The target audience for the campaign was residents of Surrey and neighbouring London boroughs. Potential fly-tippers were also targeted with a different creative execution designed to appeal to the typical fly-tipper demographic.
Campaign evaluation highlights included:
- 61% of residents said the campaign increased their understanding of their responsibilities when they are disposing of household and construction waste, an increase of 10 percentage points and up from 39% when the first campaign was run in 2016.
- 66% of residents felt the campaign told them lots of or some new things, an increase of 19 percentage points.
- Residents were asked to rate the campaign for how impactful, appealing, relevant, informative, clear, believable and persuasive it was. The score for every factor increased to its highest level yet for any fly-tipping campaign.
- 44% of residents said they liked the campaign, an increase of 20 percentage points compared to last year’s campaign.
- Outdoor poster advertising and online advertising offered the greatest return on investment when comparing cost versus awareness.
Tackling fly-tipping together
The efficiency and enforcement elements of the strategy have been delivered through a range of activities.

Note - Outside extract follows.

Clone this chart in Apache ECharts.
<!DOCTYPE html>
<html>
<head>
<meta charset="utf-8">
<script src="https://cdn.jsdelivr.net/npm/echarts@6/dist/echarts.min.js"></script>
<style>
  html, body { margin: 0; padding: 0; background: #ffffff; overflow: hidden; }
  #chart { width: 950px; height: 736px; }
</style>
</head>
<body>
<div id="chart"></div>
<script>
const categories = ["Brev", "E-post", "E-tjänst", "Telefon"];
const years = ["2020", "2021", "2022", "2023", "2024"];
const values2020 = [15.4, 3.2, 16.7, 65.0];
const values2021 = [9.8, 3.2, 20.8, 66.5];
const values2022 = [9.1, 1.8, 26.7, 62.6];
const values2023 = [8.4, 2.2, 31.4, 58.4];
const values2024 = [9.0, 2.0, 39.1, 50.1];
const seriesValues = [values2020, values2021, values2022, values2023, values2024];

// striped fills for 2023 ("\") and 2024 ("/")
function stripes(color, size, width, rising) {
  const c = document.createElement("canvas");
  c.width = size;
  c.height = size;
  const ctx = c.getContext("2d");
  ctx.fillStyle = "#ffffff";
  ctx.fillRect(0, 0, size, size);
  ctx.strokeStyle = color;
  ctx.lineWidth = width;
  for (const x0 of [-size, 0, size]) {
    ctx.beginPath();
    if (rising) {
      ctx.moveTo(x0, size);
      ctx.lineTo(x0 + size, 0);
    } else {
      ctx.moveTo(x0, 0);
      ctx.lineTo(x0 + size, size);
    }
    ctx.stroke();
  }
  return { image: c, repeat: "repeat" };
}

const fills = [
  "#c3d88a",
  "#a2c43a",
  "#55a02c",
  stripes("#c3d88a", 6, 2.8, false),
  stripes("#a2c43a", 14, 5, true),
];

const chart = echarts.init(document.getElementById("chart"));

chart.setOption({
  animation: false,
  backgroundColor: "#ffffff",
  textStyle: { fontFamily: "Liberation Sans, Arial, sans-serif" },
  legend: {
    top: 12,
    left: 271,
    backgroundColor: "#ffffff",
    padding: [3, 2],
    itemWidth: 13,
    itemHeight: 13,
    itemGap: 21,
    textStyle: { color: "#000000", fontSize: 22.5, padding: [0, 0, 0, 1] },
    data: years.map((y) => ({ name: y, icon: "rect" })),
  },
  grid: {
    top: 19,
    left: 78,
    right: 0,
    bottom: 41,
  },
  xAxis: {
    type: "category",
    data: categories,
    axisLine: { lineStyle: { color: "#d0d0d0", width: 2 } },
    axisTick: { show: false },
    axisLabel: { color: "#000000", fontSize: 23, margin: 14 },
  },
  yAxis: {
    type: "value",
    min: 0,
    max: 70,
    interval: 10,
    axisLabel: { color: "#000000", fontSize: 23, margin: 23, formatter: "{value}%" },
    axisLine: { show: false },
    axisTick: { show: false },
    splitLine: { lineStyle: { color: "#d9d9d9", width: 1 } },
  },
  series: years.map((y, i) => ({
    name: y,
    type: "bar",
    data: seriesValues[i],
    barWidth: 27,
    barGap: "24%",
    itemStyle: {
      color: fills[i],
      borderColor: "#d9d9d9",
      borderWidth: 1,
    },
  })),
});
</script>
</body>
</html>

Defining and recording data
- An agreed definition for both enforcement and data capture purposes has been adopted across Surrey.

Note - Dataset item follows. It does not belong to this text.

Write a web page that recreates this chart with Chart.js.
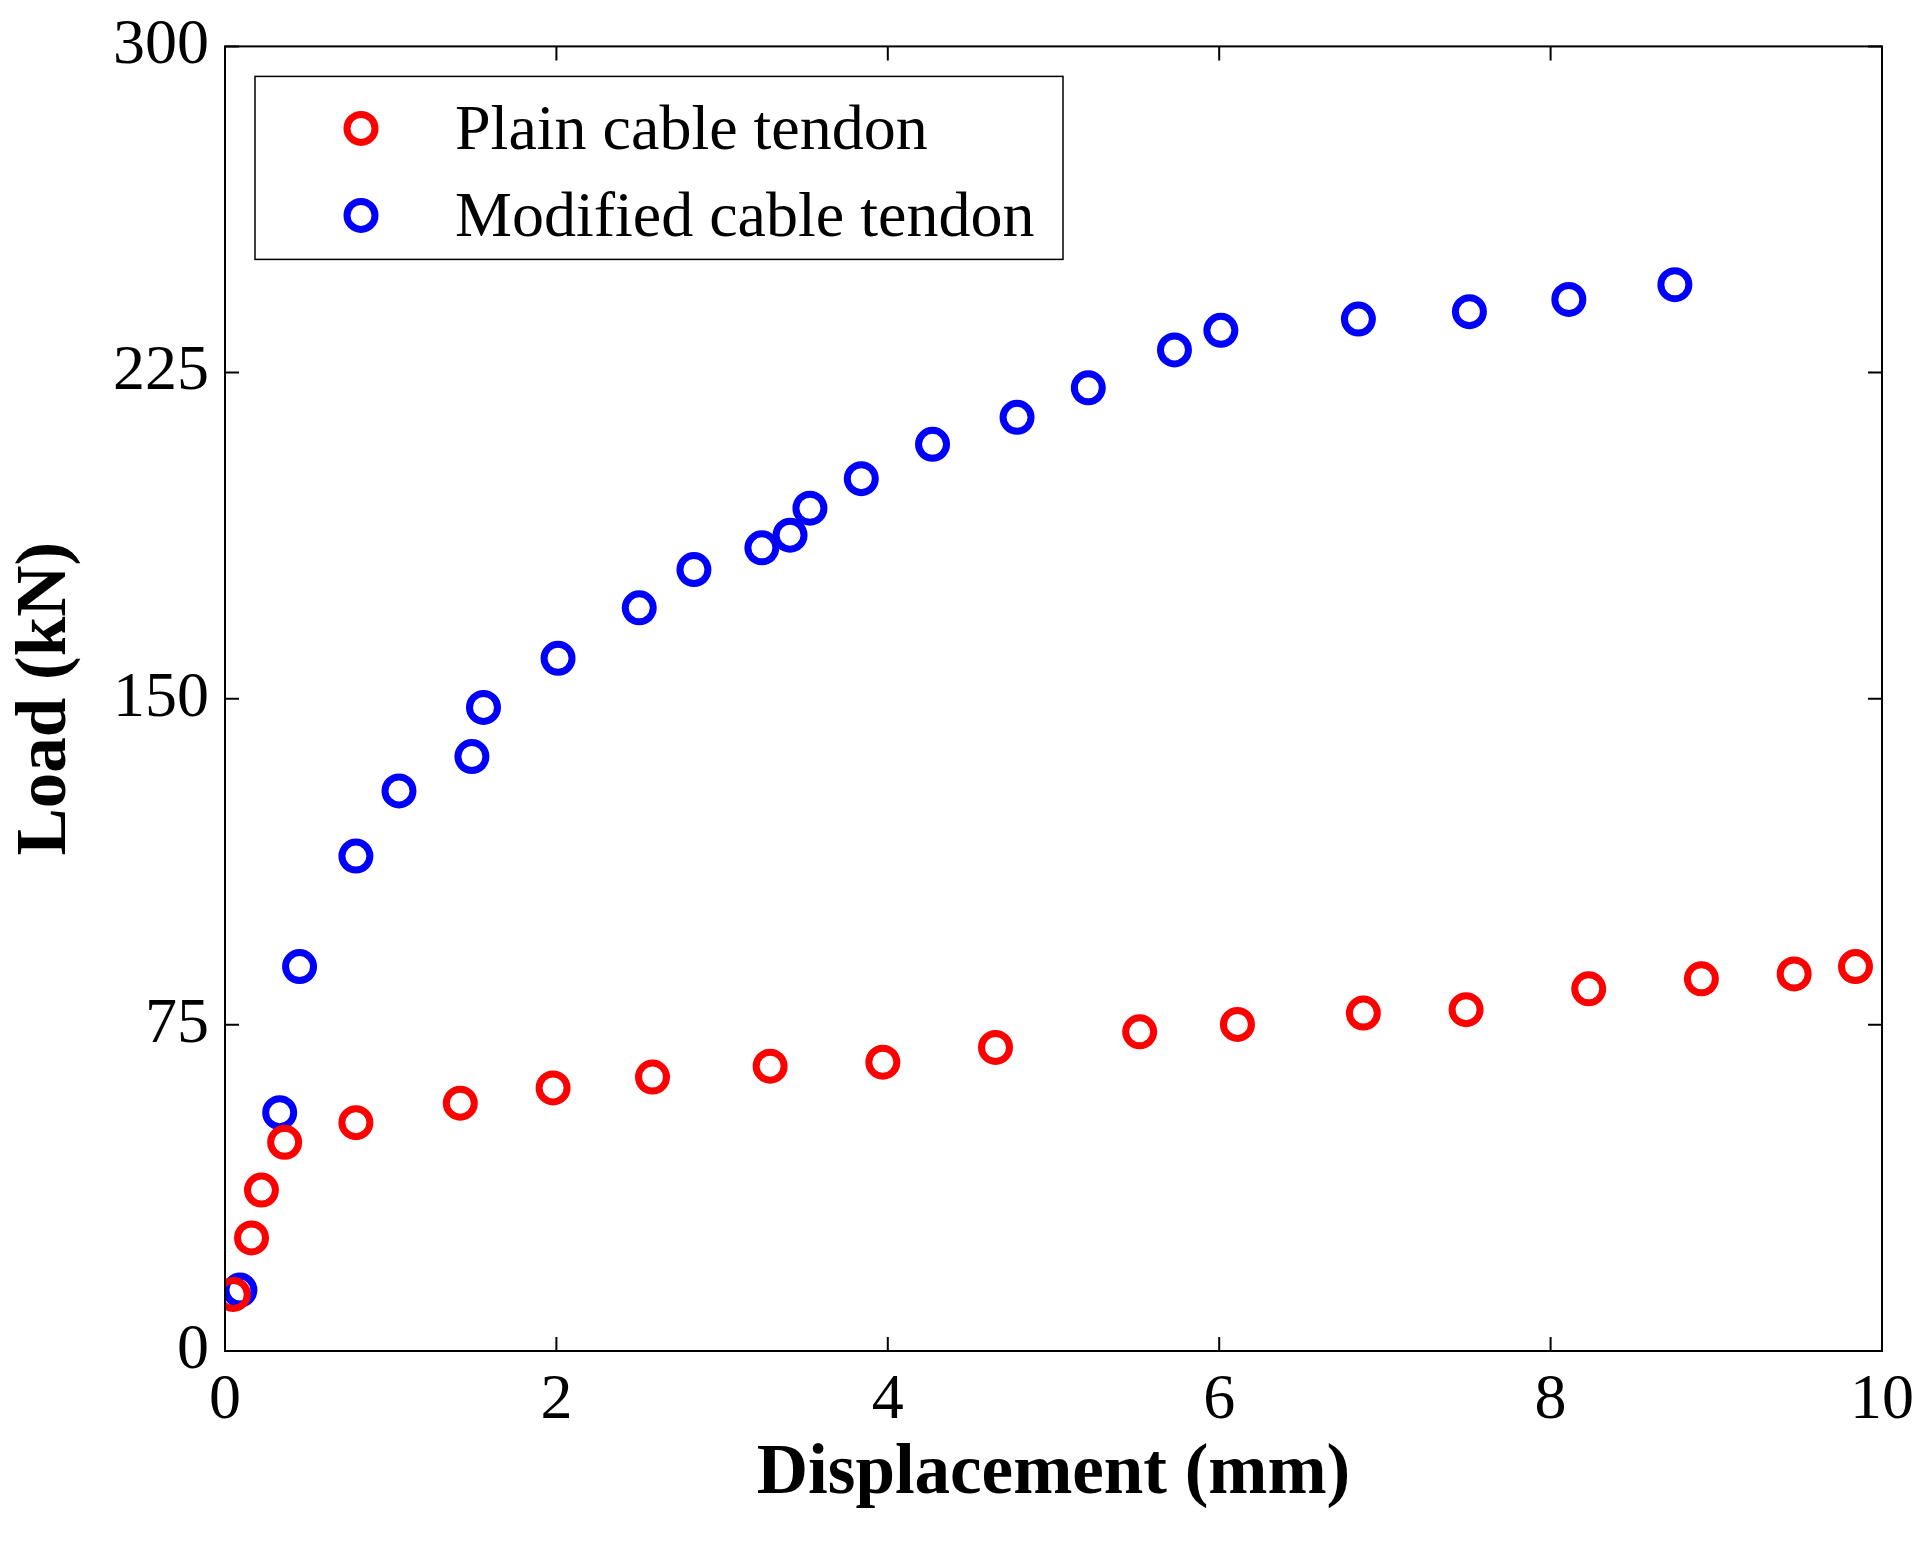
<!DOCTYPE html>
<html><head><meta charset="utf-8">
<script src="https://cdn.jsdelivr.net/npm/chart.js@4"></script>
<style>html,body{margin:0;padding:0;background:#fff}#w{width:1918px;height:1541px}</style>
</head><body><div id="w"><canvas id="c"></canvas></div>
<script>
const plainX=[0.05,0.16,0.22,0.36,0.79,1.42,1.98,2.58,3.29,3.97,4.65,5.52,6.11,6.87,7.49,8.23,8.91,9.47,9.84];
const plainY=[13,26,37,48,52.5,57,60.5,63,65.5,66.4,69.8,73.4,75.1,77.7,78.5,83.3,85.6,86.7,88.4];
const modX=[0.09,0.33,0.45,0.79,1.05,1.49,1.56,2.01,2.50,2.83,3.24,3.41,3.53,3.84,4.27,4.78,5.21,5.73,6.01,6.84,7.51,8.11,8.75];
const modY=[14,54.8,88.4,113.8,128.8,136.7,148,159.3,170.9,179.7,184.7,187.6,193.8,200.6,208.5,214.7,221.5,230.2,234.7,237.3,239,241.8,245.2];
const xTicks=[0,2,4,6,8,10];
const yTicks=[0,75,150,225,300];
const seriesNames=['Plain cable tendon','Modified cable tendon'];
const F='"Liberation Serif", "Times New Roman", serif';
const pts=(xs,ys)=>xs.map((x,i)=>({x,y:ys[i]}));
const deco={id:'deco',afterDraw(ch){
  const c=ch.ctx,a=ch.chartArea,xs=ch.scales.x,ys=ch.scales.y,L=14;
  c.save();c.strokeStyle='#000';c.lineWidth=2;
  c.strokeRect(a.left,a.top,a.right-a.left,a.bottom-a.top);
  xTicks.forEach(t=>{const p=xs.getPixelForValue(t);c.beginPath();c.moveTo(p,a.bottom);c.lineTo(p,a.bottom-L);c.moveTo(p,a.top);c.lineTo(p,a.top+L);c.stroke();});
  yTicks.forEach(t=>{const p=ys.getPixelForValue(t);c.beginPath();c.moveTo(a.left,p);c.lineTo(a.left+L,p);c.moveTo(a.right,p);c.lineTo(a.right-L,p);c.stroke();});
  const bx=a.left+30,by=a.top+30,bw=808,bh=183;
  c.fillStyle='#fff';c.fillRect(bx,by,bw,bh);c.lineWidth=1.5;c.strokeRect(bx,by,bw,bh);
  const cols=['#ff0000','#0000ff'];
  c.font='64px '+F;c.textBaseline='middle';
  seriesNames.forEach((n,i)=>{const yy=by+52+i*87;
    c.beginPath();c.lineWidth=7;c.strokeStyle=cols[i];c.arc(bx+106,yy,14,0,Math.PI*2);c.stroke();
    c.fillStyle='#000';c.fillText(n,bx+200,yy+4);});
  c.restore();
}};
new Chart(document.getElementById('c'),{
  type:'scatter',
  data:{datasets:[
    {label:seriesNames[0],data:pts(plainX,plainY),borderColor:'#ff0000',backgroundColor:'rgba(0,0,0,0)',pointRadius:14,pointBorderWidth:7,pointHoverRadius:14},
    {label:seriesNames[1],data:pts(modX,modY),borderColor:'#0000ff',backgroundColor:'rgba(0,0,0,0)',pointRadius:14,pointBorderWidth:7,pointHoverRadius:14}]},
  options:{responsive:true,maintainAspectRatio:false,animation:false,
    layout:{padding:{top:46,right:33,left:0,bottom:20}},
    plugins:{legend:{display:false},tooltip:{enabled:false}},
    scales:{
      x:{type:'linear',min:0,max:10,grid:{display:false},border:{display:false},
        afterBuildTicks(s){s.ticks=xTicks.map(v=>({value:v}));},
        afterFit(s){s.height=170;},
        ticks:{font:{family:F,size:64},color:'#000',padding:4,maxRotation:0},
        title:{display:true,text:'Displacement (mm)',font:{family:F,size:71,weight:'bold'},color:'#000',padding:{top:0}}},
      y:{type:'linear',min:0,max:300,grid:{display:false},border:{display:false},
        afterBuildTicks(s){s.ticks=yTicks.map(v=>({value:v}));},
        afterFit(s){s.width=225;},
        ticks:{font:{family:F,size:64},color:'#000',padding:8},
        title:{display:true,text:'Load (kN)',font:{family:F,size:71,weight:'bold'},color:'#000',padding:{bottom:4}}}}},
  plugins:[deco]});
</script></body></html>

In time this will ensure a more accurate picture of the amount of fly-tipping occurring in Surrey to be developed
and allow for targeted intervention and enforcement.
- A report and recommendation for improving the recording of fly-tipping incidents will be published in June 2020.

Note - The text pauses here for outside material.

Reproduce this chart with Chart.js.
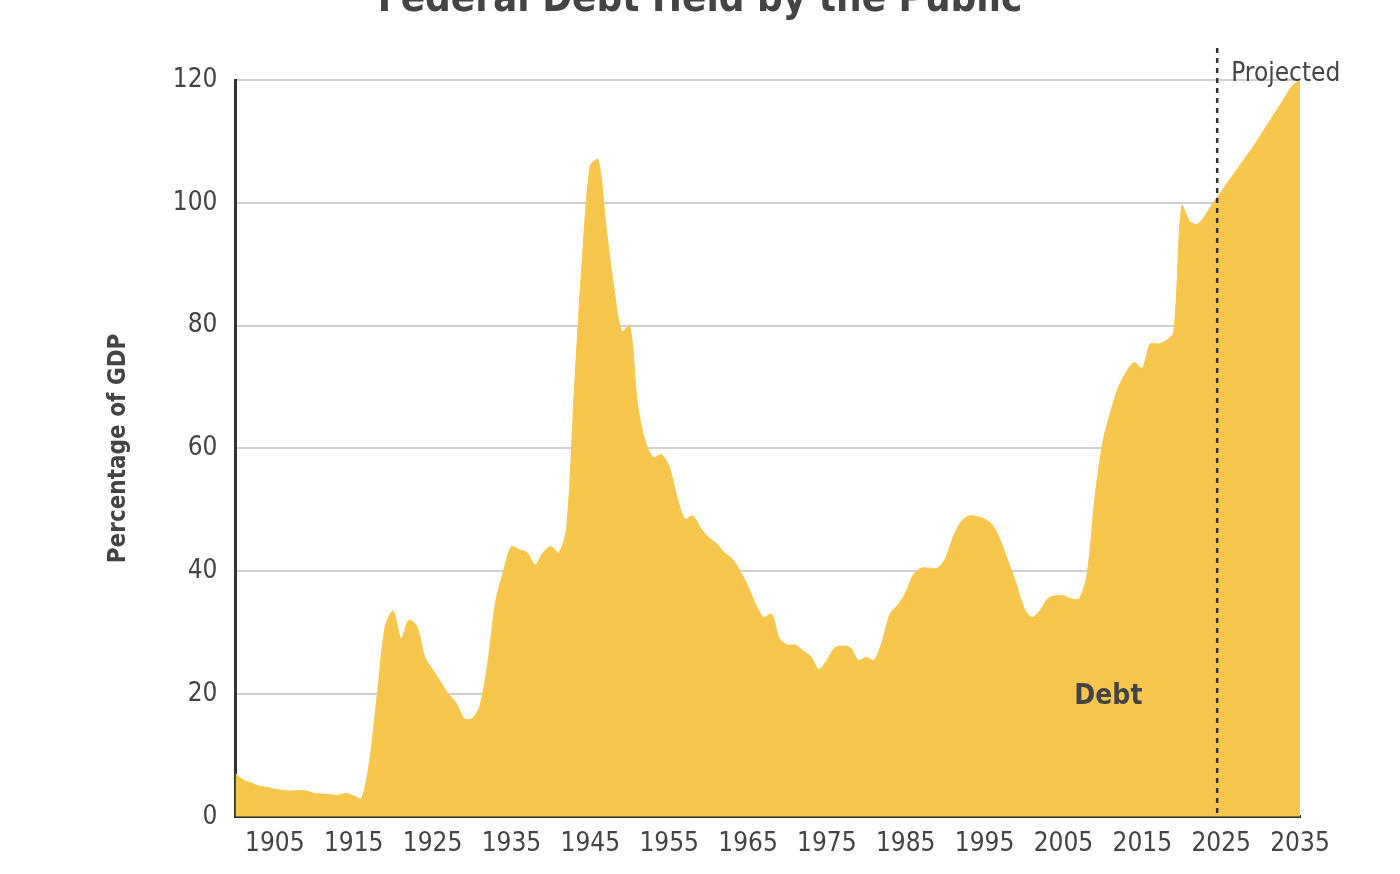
<!DOCTYPE html>
<html>
<head>
<meta charset="utf-8">
<script src="https://cdn.jsdelivr.net/npm/chart.js@4"></script>
<style>
  body { margin: 0; background: #fff; overflow: hidden; }
  .wrap { position: relative; width: 1400px; height: 874px; }
  .title { position: absolute; top: -26px; left: 0; width: 1400px; text-align: center;
           font: bold 40px "Liberation Sans Narrow", "DejaVu Sans Condensed", sans-serif; color: #444; }
</style>
</head>
<body>
<div class="wrap">
  <div class="title">Federal Debt Held by the Public</div>
  <canvas id="chart" width="1400" height="874"></canvas>
</div>
<script>
// Debt held by the public, % of GDP, 1900-2035
const years = [];
for (let y = 1900; y <= 2035; y++) years.push(y);

const debt = [
  7, 6, 5.5, 5, 4.8, 4.5, 4.3, 4.2, 4.3, 4.2,
  3.8, 3.7, 3.6, 3.5, 3.8, 3.4, 3.0, 9, 20, 31,
  33.5, 29, 32, 31, 26, 24, 22, 20, 18.5, 16,
  16, 18, 25, 35, 40, 44, 43.5, 43, 41, 43,
  44, 43, 47, 70, 91, 106, 107, 96, 86, 79,
  80, 67, 61, 58.5, 59, 57, 52, 48.5, 49, 47,
  45.5, 44.5, 43, 42, 40, 37.5, 34.5, 32.5, 33, 29,
  28, 28, 27, 26, 24, 25.5, 27.5, 27.8, 27.5, 25.5,
  26, 25.5, 28.5, 33, 34.5, 36.5, 39.5, 40.5, 40.5, 40.5,
  42, 45.5, 48, 49, 48.9, 48.5, 47.5, 45, 41.5, 38,
  34, 32.5, 33.5, 35.5, 36, 36, 35.5, 35.5, 39.5, 52,
  61, 66, 70, 72.5, 74, 73, 77, 77, 77.5, 79,
  99.5, 97, 96.5, 98, 100, 101.8, 103.6, 105.4, 107.2, 109,
  111, 113, 115, 117, 119, 120
];

const xTicks = [1905, 1915, 1925, 1935, 1945, 1955, 1965, 1975, 1985, 1995, 2005, 2015, 2025, 2035];
const yTicks = [0, 20, 40, 60, 80, 100, 120];
const projectedStart = 2024.5;

const FONT = '"Liberation Sans Narrow", "DejaVu Sans Condensed", sans-serif';
const INK = '#444';

const annotations = {
    id: 'annotations',
    afterDatasetsDraw(chart) {
        const { ctx, scales: { x, y }, chartArea } = chart;
        const px = x.getPixelForValue(projectedStart);
        ctx.save();
        ctx.strokeStyle = '#333';
        ctx.lineWidth = 2.5;
        ctx.setLineDash([5, 5]);
        ctx.beginPath();
        ctx.moveTo(px, 48);
        ctx.lineTo(px, chartArea.bottom);
        ctx.stroke();
        ctx.setLineDash([]);
        ctx.fillStyle = INK;
        ctx.font = '26px ' + FONT;
        ctx.textBaseline = 'middle';
        ctx.fillText('Projected', px + 14, 74);
        ctx.font = 'bold 28px ' + FONT;
        ctx.textAlign = 'center';
        ctx.fillText('Debt', x.getPixelForValue(2010.7), y.getPixelForValue(19.5));
        ctx.restore();
    }
};

new Chart(document.getElementById('chart'), {
    type: 'line',
    data: {
        datasets: [{
            label: 'Debt',
            data: years.map((yr, i) => ({ x: yr, y: debt[i] })),
            fill: 'origin',
            backgroundColor: '#F7C64D',
            borderColor: '#F7C64D',
            borderWidth: 1,
            pointRadius: 0,
            tension: 0.3
        }]
    },
    options: {
        responsive: false,
        animation: false,
        layout: { padding: { top: 80, right: 100, bottom: 10, left: 100 } },
        plugins: { legend: { display: false }, tooltip: { enabled: false } },
        scales: {
            x: {
                type: 'linear',
                min: 1900,
                max: 2035,
                afterBuildTicks: axis => { axis.ticks = xTicks.map(v => ({ value: v })); },
                ticks: { color: INK, font: { family: FONT, size: 26 }, maxRotation: 0, padding: 4,
                         callback: v => String(v) },
                grid: { display: false },
                border: { color: '#333', width: 3 }
            },
            y: {
                min: 0,
                max: 120,
                afterBuildTicks: axis => { axis.ticks = yTicks.map(v => ({ value: v })); },
                ticks: { color: INK, font: { family: FONT, size: 26 }, padding: 18 },
                grid: { color: '#d0d0d0', lineWidth: 2, drawTicks: false },
                border: { color: '#333', width: 3 },
                title: { display: true, text: 'Percentage of GDP', color: INK,
                         font: { family: FONT, size: 24, weight: 'bold' }, padding: { bottom: 22 } }
            }
        }
    },
    plugins: [annotations]
});
</script>
</body>
</html>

- If agreed a potential digital solution will be available for Surrey councils to trial free of charge until the end of 2020.
- The network of enforcement officers tackling fly-tipping across Surrey was revitalised, introducing the Environment Agency and Surrey Police Anti-Social Behaviour and Rural Crime Teams to the network to further
strengthen the partnerships already in place locally.
- Quarterly meetings have taken place to facilitate growth of the network, share best practice, discuss ongoing challenges and understand how SEP can support Surrey councils to tackle fly-tipping.
- Joint enforcement activities took place during Anti-Social Behaviour Week (July 2019) and Rural Crime Week (Oct 2019).
- The Fly-tipping Reduction Manager also joined the Surrey Harm Reduction Groue ensuring that the SEP Fly-tipping Strategy features as a linked strategy in the Surrey Anti-Social Behaviour and Community Harm Reduction Strategy.
- SEP has sponsored two training and networking days which resulted in almost 80 officers receiving training to strengthen the knowledge and investigation skills of the frontline enforcement teams.
- These days were also attended by colleagues from the Environment Agency and Surrey Police to ensure officers further develop a growing network to tackle fly-tipping across Surrey.
- SEP also sponsored training for Legal Officers across Surrey to explore the tools and powers available in relation to dealing with fly-tipping as anti-social behaviour as well as environmental crime.
- Unfortunately, attendance at this event was impacted by the start of the coronavirus pandemic. However, training packs were provided to those who couldn’t attend and the feedback from those who did attend was positive.
- E-Cins, an intelligence sharing portal that was introduced across Surrey for anti-social behaviour, is now being actively used by fly-tipping enforcement officers to tackle fly-tipping.
- All frontline officers have been trained and have access to the system.
- The system is also accessed by Surrey Police and the Environment Agency.
- Within the system a digital network has been created to ensure fly-tipping related intelligence can be shared swiftly across Surrey and beyond.
- In addition, a best practice section of the system allows enforcement officers to seek and share guidance with each other to encourage a consistent enforcement approach.